Code that draws figures
================================

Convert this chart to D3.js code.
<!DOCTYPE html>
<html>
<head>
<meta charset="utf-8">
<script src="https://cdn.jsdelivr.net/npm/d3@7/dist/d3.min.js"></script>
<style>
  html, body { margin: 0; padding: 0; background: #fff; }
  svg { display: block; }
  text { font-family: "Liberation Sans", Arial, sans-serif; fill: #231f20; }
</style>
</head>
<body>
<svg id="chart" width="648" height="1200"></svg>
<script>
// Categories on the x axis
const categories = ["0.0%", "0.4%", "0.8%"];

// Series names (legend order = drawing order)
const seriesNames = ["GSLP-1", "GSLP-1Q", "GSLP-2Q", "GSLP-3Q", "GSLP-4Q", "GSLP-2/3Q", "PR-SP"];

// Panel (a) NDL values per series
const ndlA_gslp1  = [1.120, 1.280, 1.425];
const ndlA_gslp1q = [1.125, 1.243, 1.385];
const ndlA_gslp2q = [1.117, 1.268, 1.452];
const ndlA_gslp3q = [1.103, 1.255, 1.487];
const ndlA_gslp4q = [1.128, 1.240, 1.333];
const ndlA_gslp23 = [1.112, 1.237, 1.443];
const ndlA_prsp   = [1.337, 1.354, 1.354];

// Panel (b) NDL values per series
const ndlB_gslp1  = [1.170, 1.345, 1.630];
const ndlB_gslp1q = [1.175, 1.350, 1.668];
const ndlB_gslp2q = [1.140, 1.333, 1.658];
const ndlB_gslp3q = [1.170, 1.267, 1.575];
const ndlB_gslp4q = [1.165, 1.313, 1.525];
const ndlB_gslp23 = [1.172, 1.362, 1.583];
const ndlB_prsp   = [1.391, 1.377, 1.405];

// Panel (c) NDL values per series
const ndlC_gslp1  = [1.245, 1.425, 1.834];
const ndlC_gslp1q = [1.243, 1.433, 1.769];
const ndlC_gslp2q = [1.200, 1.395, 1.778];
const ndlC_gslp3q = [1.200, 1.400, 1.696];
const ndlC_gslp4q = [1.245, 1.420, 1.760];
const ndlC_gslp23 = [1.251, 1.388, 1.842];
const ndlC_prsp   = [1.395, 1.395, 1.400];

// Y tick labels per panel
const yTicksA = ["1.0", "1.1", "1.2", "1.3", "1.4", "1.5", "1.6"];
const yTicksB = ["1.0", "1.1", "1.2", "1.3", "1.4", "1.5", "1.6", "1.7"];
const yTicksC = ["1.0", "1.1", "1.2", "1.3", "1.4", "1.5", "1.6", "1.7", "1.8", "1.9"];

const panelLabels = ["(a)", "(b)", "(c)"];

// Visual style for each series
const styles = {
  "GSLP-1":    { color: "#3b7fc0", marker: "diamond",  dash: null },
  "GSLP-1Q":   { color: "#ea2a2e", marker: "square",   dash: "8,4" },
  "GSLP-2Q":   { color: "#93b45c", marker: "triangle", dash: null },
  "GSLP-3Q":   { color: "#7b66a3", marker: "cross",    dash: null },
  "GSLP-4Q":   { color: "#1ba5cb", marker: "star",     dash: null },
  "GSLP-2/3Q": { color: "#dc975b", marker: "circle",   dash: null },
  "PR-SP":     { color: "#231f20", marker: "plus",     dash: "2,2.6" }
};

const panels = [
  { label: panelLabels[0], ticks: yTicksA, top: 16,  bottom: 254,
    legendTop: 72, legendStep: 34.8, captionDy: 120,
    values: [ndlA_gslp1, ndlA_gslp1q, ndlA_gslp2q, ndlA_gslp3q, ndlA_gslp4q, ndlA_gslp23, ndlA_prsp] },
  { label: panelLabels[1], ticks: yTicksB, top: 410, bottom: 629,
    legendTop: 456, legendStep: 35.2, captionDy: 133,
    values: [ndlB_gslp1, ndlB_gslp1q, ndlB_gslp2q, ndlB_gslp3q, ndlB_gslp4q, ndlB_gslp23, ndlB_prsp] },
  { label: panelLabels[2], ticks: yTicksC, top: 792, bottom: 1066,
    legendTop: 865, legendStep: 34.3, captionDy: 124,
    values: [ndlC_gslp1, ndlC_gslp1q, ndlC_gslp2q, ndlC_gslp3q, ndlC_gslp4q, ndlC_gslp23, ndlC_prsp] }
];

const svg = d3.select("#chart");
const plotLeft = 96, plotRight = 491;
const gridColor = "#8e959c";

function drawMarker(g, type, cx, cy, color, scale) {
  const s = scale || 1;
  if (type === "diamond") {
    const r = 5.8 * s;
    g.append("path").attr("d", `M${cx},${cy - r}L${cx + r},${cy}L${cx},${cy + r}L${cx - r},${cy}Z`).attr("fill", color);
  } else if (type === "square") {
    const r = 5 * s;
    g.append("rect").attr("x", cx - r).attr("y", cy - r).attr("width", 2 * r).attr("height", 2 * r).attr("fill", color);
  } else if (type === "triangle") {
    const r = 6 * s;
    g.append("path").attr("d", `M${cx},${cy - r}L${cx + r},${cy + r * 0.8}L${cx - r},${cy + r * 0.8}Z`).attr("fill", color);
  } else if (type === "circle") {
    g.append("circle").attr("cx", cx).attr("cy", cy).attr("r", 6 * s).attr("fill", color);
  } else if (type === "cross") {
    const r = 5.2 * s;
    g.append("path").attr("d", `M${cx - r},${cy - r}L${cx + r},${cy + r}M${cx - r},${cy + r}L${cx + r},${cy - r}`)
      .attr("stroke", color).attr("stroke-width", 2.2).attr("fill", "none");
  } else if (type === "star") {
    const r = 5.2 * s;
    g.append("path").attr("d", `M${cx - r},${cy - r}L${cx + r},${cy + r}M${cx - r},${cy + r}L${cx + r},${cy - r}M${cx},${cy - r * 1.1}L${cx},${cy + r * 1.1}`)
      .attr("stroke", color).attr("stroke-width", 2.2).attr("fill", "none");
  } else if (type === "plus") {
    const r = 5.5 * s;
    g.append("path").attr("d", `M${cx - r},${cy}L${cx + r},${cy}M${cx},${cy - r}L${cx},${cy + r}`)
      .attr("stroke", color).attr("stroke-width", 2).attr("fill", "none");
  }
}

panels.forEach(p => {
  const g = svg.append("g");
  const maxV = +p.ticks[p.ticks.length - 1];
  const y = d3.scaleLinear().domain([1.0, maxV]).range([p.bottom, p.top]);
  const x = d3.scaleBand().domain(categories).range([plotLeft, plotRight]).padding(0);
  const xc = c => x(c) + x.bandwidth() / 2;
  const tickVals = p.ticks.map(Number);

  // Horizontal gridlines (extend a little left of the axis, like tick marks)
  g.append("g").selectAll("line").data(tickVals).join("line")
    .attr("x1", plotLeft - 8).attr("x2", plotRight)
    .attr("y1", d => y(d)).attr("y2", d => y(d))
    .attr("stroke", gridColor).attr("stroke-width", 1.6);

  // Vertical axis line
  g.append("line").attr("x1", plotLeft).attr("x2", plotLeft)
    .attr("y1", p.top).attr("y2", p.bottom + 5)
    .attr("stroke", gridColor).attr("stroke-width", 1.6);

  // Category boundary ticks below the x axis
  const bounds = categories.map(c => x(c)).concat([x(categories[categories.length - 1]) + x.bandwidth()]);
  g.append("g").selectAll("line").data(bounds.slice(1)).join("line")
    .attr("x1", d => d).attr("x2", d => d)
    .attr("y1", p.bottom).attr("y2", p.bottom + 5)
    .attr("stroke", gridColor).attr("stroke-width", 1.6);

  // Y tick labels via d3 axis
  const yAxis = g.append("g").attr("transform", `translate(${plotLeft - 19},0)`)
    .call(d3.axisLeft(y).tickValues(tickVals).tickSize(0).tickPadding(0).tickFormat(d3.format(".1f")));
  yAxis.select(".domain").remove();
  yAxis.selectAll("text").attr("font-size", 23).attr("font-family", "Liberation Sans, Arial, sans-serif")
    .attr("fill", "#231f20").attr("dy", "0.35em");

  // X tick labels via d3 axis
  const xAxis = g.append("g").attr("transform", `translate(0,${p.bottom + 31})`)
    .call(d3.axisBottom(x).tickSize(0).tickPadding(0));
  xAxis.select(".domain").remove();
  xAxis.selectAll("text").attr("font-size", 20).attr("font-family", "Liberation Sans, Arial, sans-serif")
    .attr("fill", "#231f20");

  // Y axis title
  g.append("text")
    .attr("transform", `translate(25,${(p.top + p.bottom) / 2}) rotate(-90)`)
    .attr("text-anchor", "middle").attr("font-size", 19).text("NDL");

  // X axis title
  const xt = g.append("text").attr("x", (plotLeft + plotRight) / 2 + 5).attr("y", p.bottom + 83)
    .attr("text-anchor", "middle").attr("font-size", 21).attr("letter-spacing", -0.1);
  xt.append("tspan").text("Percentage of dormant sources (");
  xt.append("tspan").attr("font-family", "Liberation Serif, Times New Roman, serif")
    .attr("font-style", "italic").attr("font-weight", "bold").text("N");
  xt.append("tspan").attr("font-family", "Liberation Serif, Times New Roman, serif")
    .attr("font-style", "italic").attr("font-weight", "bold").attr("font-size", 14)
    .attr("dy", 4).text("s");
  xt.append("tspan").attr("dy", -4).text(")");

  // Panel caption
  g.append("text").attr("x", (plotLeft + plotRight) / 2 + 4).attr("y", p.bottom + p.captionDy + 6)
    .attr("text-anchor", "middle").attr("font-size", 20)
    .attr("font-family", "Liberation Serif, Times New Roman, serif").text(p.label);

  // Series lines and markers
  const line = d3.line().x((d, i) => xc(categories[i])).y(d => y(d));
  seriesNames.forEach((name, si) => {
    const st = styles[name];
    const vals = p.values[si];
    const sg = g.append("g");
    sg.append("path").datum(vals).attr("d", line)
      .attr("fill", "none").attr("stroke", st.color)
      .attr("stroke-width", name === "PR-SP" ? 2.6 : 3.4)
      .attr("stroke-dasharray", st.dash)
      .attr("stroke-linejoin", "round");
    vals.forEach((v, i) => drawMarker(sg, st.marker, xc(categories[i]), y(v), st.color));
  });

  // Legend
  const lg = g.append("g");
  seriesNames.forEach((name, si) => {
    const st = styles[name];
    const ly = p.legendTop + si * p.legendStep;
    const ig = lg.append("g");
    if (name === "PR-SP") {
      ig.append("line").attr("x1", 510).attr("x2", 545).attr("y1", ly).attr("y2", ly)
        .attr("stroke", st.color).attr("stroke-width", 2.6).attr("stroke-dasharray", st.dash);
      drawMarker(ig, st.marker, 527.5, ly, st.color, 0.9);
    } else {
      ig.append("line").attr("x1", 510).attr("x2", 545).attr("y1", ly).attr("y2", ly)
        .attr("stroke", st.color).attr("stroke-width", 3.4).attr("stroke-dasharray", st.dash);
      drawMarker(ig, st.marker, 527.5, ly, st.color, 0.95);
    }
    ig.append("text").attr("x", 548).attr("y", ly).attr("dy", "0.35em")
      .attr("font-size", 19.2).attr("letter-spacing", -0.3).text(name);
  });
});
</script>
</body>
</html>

================================

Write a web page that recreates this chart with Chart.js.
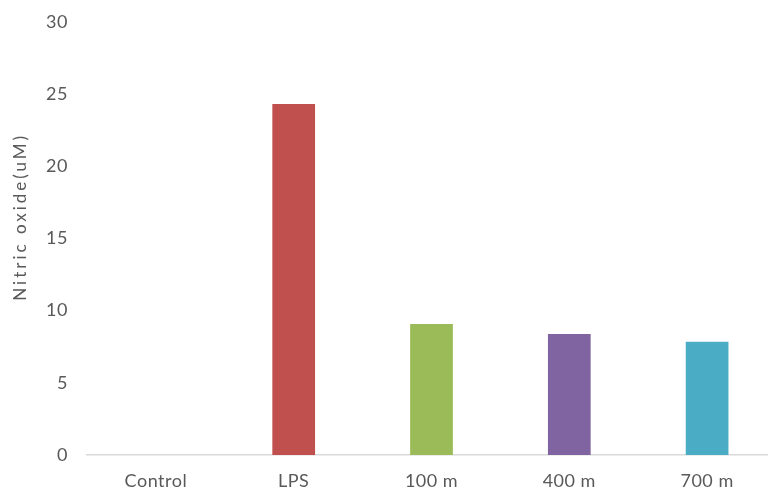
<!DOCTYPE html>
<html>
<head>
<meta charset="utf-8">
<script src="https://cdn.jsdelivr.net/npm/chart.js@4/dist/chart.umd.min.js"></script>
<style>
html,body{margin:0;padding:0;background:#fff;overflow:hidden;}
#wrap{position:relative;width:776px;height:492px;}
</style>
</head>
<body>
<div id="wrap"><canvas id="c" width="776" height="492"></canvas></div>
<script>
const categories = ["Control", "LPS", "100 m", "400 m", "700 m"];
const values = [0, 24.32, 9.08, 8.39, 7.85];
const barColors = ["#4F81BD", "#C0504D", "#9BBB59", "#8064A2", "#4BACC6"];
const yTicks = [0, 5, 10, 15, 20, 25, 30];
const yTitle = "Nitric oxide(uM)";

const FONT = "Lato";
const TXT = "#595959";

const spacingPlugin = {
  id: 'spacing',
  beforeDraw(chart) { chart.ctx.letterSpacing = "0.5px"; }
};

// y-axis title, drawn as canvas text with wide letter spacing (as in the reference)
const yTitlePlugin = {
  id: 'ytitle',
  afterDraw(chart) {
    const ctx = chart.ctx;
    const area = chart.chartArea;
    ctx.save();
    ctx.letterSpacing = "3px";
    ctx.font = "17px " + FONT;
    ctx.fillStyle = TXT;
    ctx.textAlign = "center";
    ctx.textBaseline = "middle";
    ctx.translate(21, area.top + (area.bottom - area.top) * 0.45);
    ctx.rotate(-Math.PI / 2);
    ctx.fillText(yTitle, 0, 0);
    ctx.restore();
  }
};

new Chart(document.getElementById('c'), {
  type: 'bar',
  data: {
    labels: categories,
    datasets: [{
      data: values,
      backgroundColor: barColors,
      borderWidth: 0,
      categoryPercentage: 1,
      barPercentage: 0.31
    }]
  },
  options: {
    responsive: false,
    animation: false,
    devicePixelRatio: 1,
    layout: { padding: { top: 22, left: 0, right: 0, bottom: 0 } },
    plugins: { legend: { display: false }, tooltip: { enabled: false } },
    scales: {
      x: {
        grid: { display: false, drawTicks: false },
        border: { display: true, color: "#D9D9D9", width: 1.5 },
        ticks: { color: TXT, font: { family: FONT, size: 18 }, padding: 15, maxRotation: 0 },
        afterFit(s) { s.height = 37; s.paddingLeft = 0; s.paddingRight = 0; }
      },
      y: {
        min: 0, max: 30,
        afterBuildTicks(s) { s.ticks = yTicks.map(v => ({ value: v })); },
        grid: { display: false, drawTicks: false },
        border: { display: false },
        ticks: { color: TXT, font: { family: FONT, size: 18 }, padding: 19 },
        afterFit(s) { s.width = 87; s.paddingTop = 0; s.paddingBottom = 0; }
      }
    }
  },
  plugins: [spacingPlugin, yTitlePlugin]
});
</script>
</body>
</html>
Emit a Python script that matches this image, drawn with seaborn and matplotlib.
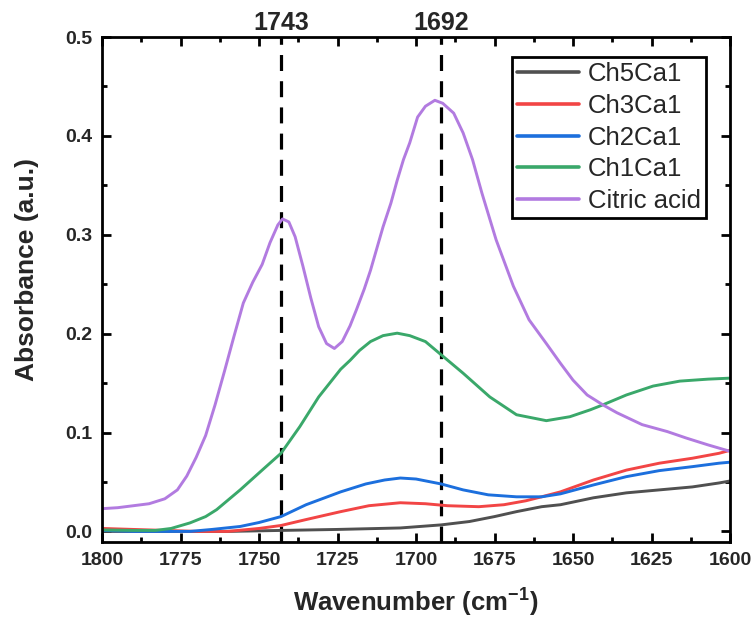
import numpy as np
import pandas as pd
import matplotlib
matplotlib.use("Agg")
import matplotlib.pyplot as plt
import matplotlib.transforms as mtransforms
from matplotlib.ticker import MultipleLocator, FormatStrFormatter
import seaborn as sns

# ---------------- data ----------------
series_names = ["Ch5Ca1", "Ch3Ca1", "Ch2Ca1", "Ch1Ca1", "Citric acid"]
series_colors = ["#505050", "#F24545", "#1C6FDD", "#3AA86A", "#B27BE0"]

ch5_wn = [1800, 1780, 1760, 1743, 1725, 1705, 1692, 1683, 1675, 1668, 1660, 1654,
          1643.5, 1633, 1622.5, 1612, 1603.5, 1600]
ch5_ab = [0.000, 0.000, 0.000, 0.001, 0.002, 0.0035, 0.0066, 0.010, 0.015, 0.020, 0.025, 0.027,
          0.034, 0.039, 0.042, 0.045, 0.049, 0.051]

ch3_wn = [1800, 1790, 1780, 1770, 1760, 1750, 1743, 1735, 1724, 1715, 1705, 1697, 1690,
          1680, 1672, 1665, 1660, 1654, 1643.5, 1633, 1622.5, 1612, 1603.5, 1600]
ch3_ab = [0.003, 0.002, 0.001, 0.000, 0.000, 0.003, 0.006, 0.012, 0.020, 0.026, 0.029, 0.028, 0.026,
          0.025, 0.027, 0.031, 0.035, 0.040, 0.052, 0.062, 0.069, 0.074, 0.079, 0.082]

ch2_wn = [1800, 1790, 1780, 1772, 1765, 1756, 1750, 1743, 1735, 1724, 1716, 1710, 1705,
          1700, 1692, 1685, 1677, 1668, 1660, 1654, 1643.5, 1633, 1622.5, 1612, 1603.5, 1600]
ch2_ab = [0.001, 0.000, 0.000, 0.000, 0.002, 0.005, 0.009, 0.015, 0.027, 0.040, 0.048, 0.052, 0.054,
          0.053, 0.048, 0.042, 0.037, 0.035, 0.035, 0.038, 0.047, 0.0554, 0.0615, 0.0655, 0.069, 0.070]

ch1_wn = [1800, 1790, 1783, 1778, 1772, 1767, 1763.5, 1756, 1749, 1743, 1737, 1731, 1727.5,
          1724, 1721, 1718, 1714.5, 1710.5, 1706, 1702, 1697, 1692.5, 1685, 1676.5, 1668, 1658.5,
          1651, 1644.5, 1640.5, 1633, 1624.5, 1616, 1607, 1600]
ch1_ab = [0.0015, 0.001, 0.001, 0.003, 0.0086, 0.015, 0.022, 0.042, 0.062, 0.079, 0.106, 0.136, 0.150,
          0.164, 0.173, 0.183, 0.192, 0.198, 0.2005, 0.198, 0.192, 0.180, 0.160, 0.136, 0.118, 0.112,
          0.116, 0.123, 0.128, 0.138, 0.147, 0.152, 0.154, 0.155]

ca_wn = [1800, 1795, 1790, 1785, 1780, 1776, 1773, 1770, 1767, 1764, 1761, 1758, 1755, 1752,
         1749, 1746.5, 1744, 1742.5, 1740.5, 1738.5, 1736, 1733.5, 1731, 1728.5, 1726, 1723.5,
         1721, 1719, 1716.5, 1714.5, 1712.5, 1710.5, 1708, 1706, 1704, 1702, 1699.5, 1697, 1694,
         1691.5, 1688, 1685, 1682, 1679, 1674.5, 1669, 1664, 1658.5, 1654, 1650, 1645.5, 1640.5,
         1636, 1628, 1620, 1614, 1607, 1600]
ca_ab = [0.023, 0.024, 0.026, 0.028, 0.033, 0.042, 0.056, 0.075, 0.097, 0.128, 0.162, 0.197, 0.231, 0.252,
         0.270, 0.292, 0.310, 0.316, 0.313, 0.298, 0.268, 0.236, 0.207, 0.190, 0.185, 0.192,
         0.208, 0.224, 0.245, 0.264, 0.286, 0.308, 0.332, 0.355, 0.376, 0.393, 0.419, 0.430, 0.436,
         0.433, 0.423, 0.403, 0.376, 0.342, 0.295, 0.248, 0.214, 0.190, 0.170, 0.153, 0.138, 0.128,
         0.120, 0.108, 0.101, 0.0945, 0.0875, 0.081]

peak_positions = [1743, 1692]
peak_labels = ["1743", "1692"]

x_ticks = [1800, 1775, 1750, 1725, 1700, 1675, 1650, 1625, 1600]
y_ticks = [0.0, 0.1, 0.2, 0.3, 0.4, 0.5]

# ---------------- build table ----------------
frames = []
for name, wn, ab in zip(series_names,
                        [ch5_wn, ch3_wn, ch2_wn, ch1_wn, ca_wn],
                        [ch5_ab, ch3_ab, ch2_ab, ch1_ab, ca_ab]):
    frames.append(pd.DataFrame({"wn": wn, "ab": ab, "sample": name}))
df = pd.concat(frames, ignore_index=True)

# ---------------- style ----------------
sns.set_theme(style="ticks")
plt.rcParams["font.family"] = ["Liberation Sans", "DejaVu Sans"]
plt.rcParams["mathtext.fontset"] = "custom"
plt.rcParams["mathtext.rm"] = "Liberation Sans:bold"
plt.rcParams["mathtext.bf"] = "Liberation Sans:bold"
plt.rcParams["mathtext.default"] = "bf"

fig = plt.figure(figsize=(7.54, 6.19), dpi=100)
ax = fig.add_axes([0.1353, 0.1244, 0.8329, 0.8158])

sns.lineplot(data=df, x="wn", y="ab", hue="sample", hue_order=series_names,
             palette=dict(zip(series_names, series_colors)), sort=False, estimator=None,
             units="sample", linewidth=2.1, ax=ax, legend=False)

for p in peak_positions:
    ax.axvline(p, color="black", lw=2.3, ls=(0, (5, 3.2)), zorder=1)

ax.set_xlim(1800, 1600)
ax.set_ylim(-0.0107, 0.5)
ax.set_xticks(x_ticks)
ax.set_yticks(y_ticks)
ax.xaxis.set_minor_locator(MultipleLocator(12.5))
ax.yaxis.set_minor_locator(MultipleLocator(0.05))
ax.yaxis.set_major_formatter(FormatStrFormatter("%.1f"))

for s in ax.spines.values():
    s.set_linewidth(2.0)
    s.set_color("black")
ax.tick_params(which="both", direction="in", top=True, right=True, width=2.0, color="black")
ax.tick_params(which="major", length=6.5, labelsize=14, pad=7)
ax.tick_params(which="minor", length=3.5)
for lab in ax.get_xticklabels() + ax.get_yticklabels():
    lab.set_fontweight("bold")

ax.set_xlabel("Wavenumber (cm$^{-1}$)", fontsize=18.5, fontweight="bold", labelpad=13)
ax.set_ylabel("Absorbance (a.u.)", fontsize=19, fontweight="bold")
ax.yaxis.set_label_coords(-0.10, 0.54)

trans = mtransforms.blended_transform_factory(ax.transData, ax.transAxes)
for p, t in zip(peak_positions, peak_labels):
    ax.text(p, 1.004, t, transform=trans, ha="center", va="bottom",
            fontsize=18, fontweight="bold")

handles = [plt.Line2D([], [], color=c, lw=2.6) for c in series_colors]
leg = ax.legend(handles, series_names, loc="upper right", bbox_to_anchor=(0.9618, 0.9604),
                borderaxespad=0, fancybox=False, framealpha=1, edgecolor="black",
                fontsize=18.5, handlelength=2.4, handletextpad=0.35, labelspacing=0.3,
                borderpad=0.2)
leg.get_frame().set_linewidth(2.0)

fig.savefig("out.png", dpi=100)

================================

**The task:**
In the listing above, find the line containing "Emit a Python" and the line containing "0.034, 0.039, 0.042, 0.045, 0.049, 0.051]", then return both of them and every line between, exactly, without pictures.

**Exercise answer:**
Emit a Python script that matches this image, drawn with seaborn and matplotlib.
import numpy as np
import pandas as pd
import matplotlib
matplotlib.use("Agg")
import matplotlib.pyplot as plt
import matplotlib.transforms as mtransforms
from matplotlib.ticker import MultipleLocator, FormatStrFormatter
import seaborn as sns

# ---------------- data ----------------
series_names = ["Ch5Ca1", "Ch3Ca1", "Ch2Ca1", "Ch1Ca1", "Citric acid"]
series_colors = ["#505050", "#F24545", "#1C6FDD", "#3AA86A", "#B27BE0"]

ch5_wn = [1800, 1780, 1760, 1743, 1725, 1705, 1692, 1683, 1675, 1668, 1660, 1654,
          1643.5, 1633, 1622.5, 1612, 1603.5, 1600]
ch5_ab = [0.000, 0.000, 0.000, 0.001, 0.002, 0.0035, 0.0066, 0.010, 0.015, 0.020, 0.025, 0.027,
          0.034, 0.039, 0.042, 0.045, 0.049, 0.051]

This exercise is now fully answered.